Cabe destacar que para este músico y poeta, cazador, ludópata y aficionado al royal tennis, tanta veleidad conyugal le significó ser excomulgado por el Papa pero él se compensaría convenientemente auto designándose jefe supremo de la Iglesia anglicana.
También hubo consecuencias para Tomás Moro, (1478 – 1535) teólogo católico, político y escritor humanista, pues siendo lord canciller se había opuesto a la nulidad con Catalina de Aragón y no se pronunció acerca de que su señor liderara la Iglesia de Inglaterra, por eso renunciaría al cargo sin ignorar los riesgos.
Durante un tiempo el rey lo dejó tranquilo. Sólo por un tiempo porque no tardaría en habilitar para él un calabozo en la Torre de Londres y enjuiciarlo por alta traición. Condenado, no perdería su sentido del humor y se dice que mientras subía al cadalso dijo al verdugo: “Le ruego, que me ayude a subir, que para bajar, sabré arreglármelas yo mismo”.
Si bien para algunos historiadores Moro fue moderado y relativamente tolerante con el protestantismo, y otros sostienen que las persecuciones y “la promoción del exterminio de los reformistas” traicionaban sus convicciones humanistas, ninguno discute que su obra magna es Utopía título que podría traducirse como lugar bueno o no existente.
La primera parte es un diálogo sobre cuestiones filosóficas, políticas y económicas con reflexiones de admirable actualidad.
Así, cuando miro esas repúblicas que hoy florecen, no veo sino la conjura de los ricos procurándose comodidades en nombre de la república. Inventan artificios para conservar las cosas ganadas con malas artes, y para abusar de los pobres pagándoles por su trabajo tan poco dinero como pueden. Y cuando han decretado que tales argucias se lleven a efecto se convierten en leyes.
La segunda parte describe Utopía, isla imaginaria con una sociedad patriarcal y pacífica, libertad religiosa y respeto por todas las creencias, la propiedad es común y sus autoridades son elegidas por voto popular indirecto. La jornada laboral tiene seis horas y en el tiempo libre se cultiva la creatividad e inteligencia a través de la lectura, música, conversación, juegos matemáticos, etc.

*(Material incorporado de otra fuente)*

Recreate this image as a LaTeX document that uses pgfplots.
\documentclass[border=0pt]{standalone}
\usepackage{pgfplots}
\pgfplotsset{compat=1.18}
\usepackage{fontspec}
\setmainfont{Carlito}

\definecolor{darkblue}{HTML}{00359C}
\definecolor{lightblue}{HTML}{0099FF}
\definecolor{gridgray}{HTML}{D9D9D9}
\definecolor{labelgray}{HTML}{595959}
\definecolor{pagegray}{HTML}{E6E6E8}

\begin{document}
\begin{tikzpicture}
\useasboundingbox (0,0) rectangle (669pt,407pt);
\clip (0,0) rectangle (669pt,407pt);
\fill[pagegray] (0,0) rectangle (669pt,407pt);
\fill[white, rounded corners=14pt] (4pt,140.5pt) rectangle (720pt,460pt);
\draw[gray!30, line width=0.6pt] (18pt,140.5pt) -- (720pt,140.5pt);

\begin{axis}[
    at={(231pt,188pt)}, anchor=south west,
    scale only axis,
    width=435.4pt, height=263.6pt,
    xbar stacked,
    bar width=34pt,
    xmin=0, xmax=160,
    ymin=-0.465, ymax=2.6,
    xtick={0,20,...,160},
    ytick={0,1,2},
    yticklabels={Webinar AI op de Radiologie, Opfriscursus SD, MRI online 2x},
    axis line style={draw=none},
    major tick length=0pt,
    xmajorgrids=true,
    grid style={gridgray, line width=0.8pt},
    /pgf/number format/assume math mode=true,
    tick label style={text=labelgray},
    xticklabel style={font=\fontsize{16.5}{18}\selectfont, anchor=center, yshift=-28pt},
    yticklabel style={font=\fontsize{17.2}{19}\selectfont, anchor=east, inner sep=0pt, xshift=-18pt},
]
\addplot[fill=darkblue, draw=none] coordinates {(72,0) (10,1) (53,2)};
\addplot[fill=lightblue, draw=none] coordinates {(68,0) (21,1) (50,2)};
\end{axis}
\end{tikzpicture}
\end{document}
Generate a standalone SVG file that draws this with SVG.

En un pasaje puede leerse:
“A los que padecen dolencias incurables, procuran consolarlos platicándoles. Si el mal origina crueles sufrimientos, les dicen que como no pueden cumplir con los deberes de la vida, son una molestia para los demás y se dañan a sí mismos, pues sólo sobreviven a su propia muerte, deben disponerse a morir con la esperanza de huir del suplicio; o consentir que otros lo liberen. Los que son persuadidos se dejan morir de hambre voluntariamente o mueren durante el sueño. A nadie fuerzan. Mas consideran honrosa la muerte de los que así renuncian a la vida”.
Una clarísima justificación del suicidio y la eutanasia, con el único requisito de la voluntad del afectado es la planteada por este escogido varón, santo por partida doble: católico y anglicano. Y al cual Juan Pablo II proclamara patrono de los políticos y gobernantes.
En términos náuticos, si nuestros parlamentarios cristianos se hubiesen ceñido una cuarta a las opiniones de ilustre Moro no habrían rechazado la ley denominada de “muerte digna” o de eutanasia obligando a los enfermos terminales a padecer el “encarnizamiento terapéutico”, es decir, la conservación artificial de la vida o sobrevivencia frente a su propia muerte.
Sin duda en Utopía transformarían en ley el proyecto de interrupción del embarazo por tres causales, que no obliga a nada, sólo entrega posibilidades de decisión a la mujer.
Veremos qué ocurre con nuestros legisladores.